XXXII
XXXII
Татьяна то вздохнетъ, то охнетъ;
Письмо дрожитъ въ ея рук?;
Облатка розовая сохнетъ
4 На воспаленномъ язык?.
Къ плечу головушкой склонилась.
Сорочка легкая спустилась
Съ ея прелестнаго плеча.
8 Но вотъ ужъ луннаго луча
Сіянье гаснетъ. Тамъ долина
Сквозь паръ ясн?етъ. Тамъ потокъ
Засеребрился; тамъ рожокъ
12 Пастушій будитъ селянина.
Вотъ утро; встали вс? давно:
Моей Татьян? все равно.
На левом поле черновика (2370, л. 7 об.; воспроизведен Эфросом, с. 203) рядом со строками 5–7 Пушкин графически воплотил свой образ Татьяны. Прелестная грустная девушка, положившая голову на руку, волосы спадают на обнаженное плечо, в вырезе прозрачной рубашки едва проступает место, где расходятся груди (см. также коммент. к главе Первой, XLVIII, 2). Ниже профиль, который можно идентифицировать, — отец Пушкина, с которым он встретился или должен был встретиться в Михайловском после разлуки в четыре с лишним года.
Я думаю, до этой строфы Пушкин мог довести рукопись к июню 1824 г., когда оставалось полтора месяца до отъезда из Одессы в Михайловское; однако ясно и то, что возобновить работу над этой же строфой он мог лишь около 5 сент. 1824 г., уже в Михайловском.
Необходимо изучить автографы.
1 то вздохнет, то охнет. Непереводимое русское восклицание «ох», которым выражается усталость или огорчение, — что-то схожее есть в языке ирландцев, но у русских скорее стон, чем сетование, и в конце очень резкое придыхание.
3 Облатка розовая. Конверты в ту пору еще не придумали; сложенное письмо запечатывалось посредством кусочка засохшего теста, в данном случае — подкрашенного чернилами. Личный знак на этой печати мог быть проставлен, если на нее капнуть растопленным воском и приложить свою монограмму (см. XXXIII, 3–4).
5 головушкой. Уменьшительное и ласкательное существительное (от «головы»), которое часто встречается в жалостных народных песнях. Обычная уменьшительная форма — до противности жеманное «головка».

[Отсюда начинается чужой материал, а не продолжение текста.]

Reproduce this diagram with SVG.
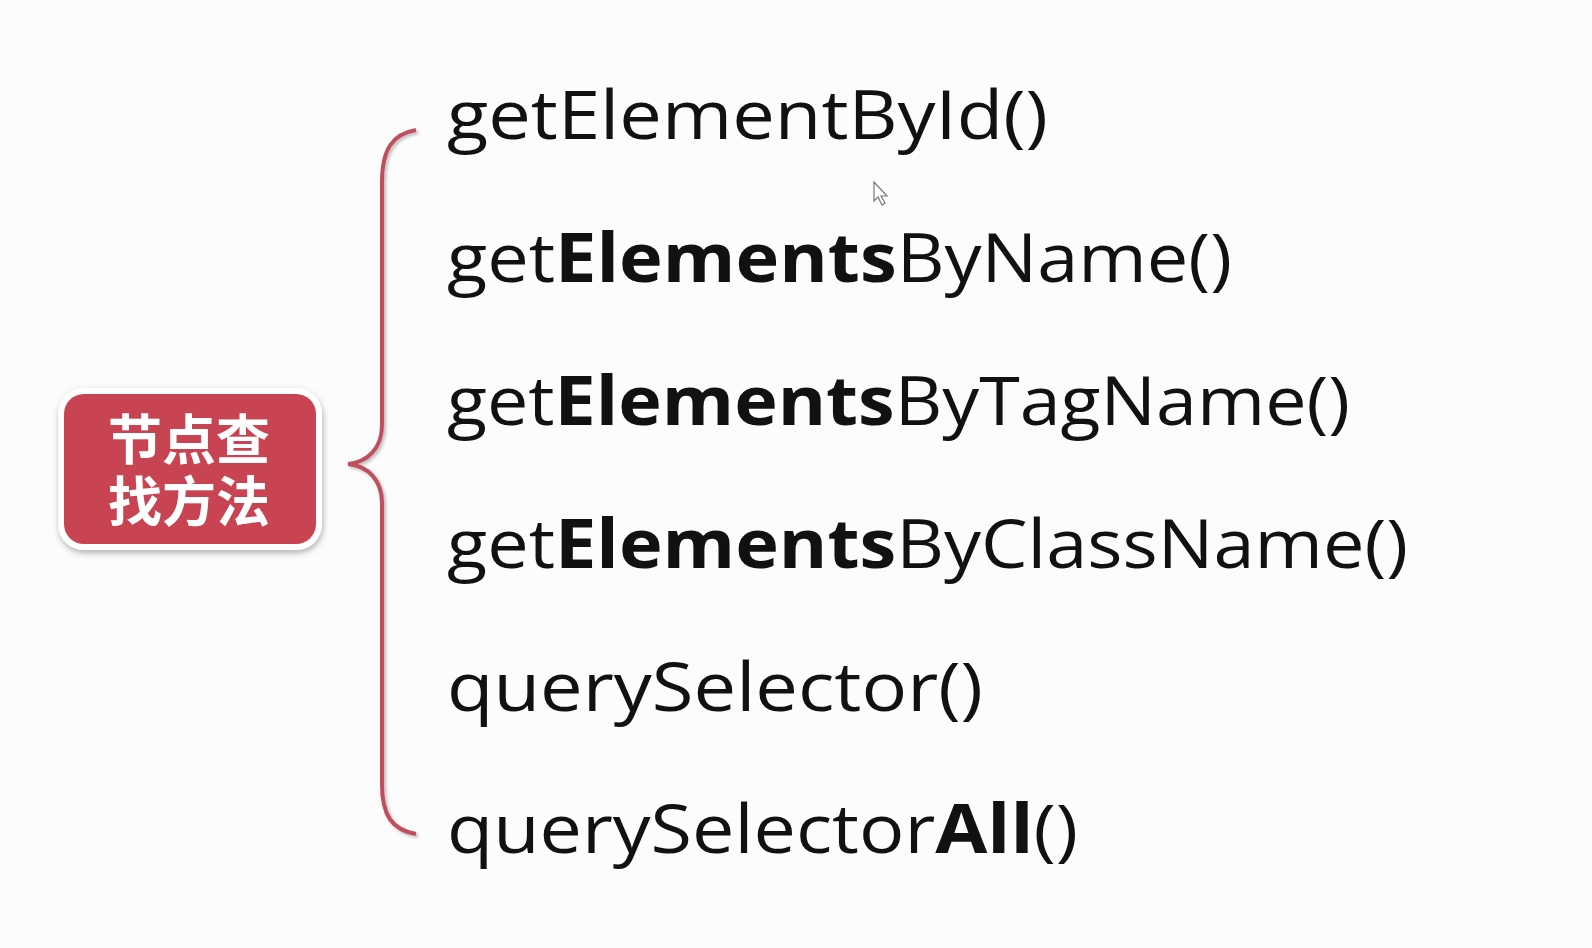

6 В 1820-е годы девушка обычно не снимала и в постели свою прозрачную, с низким вырезом сорочку, надевая ночную рубашку или специальную кофту, или и то, и другое, поверх нее. Для вечерних омовений у юной красавицы, перенявшей английские манеры, имелась в ее уборной жестяная ванна, наполненная горячей водой (которую приносили в кувшинах или бадьях), — а в зависимости от обстоятельств, думаю, менялось и белье. Что до молодых русских провинциалок, они, вероятно, предпочитали еженедельную баню, — бани имелись в любом поместье. В описываемую ночь Татьяна вообще не ложилась — она явно накинула свое одеяние прямо перед тем, как к ней вошла няня.
14 Под последней строкой исправленного черновика текста в тетради 2370, л. 11 об., Пушкин сделал помету «5 сентября 1824 u.l.d. E.W.».
Помета расшифровывается как «5 сентября 1824 en lettre de Elise Worontzow» <«письмо от Элизы Воронцовой»>. Два инициала соединены у Пушкина, как на монограмме, — они соединялись и в сохранившихся подписях графини Елизаветы Воронцовой. Он не видел ее с конца июля. (Она вернулась в Одессу из Крыма 25 июля). Профиль графини Воронцовой набросан им на л. 9 об. в той же тетради. Черновики строфы XXXII начинаются с л. 7 об.
Можно предположить, что между 13 июня и 5 сент. 1824 г. Пушкин не работал над романом. Он уехал из Одессы 31 июля и, путешествуя на почтовых по дозволенному жандармами маршруту через Николаев, Елизаветград, Кременчуг, Чернигов, Могилев и Витебск, прибыл в Опочку 9 авг., преодолев 1075 миль за десять дней. Псковский губернатор Б. Адеркас 4 окт. докладывал прибалтийскому губернатору Ф. Паулуччи, что «статский советник» Сергей Пушкин согласился помочь правительству и бдительно наблюдать за сыном в Михайловском, родовом поместье Пушкиных близ Опочки. Это привело в октябре к семейному скандалу, и около 17 нояб. родители поэта уехали из Михайловского.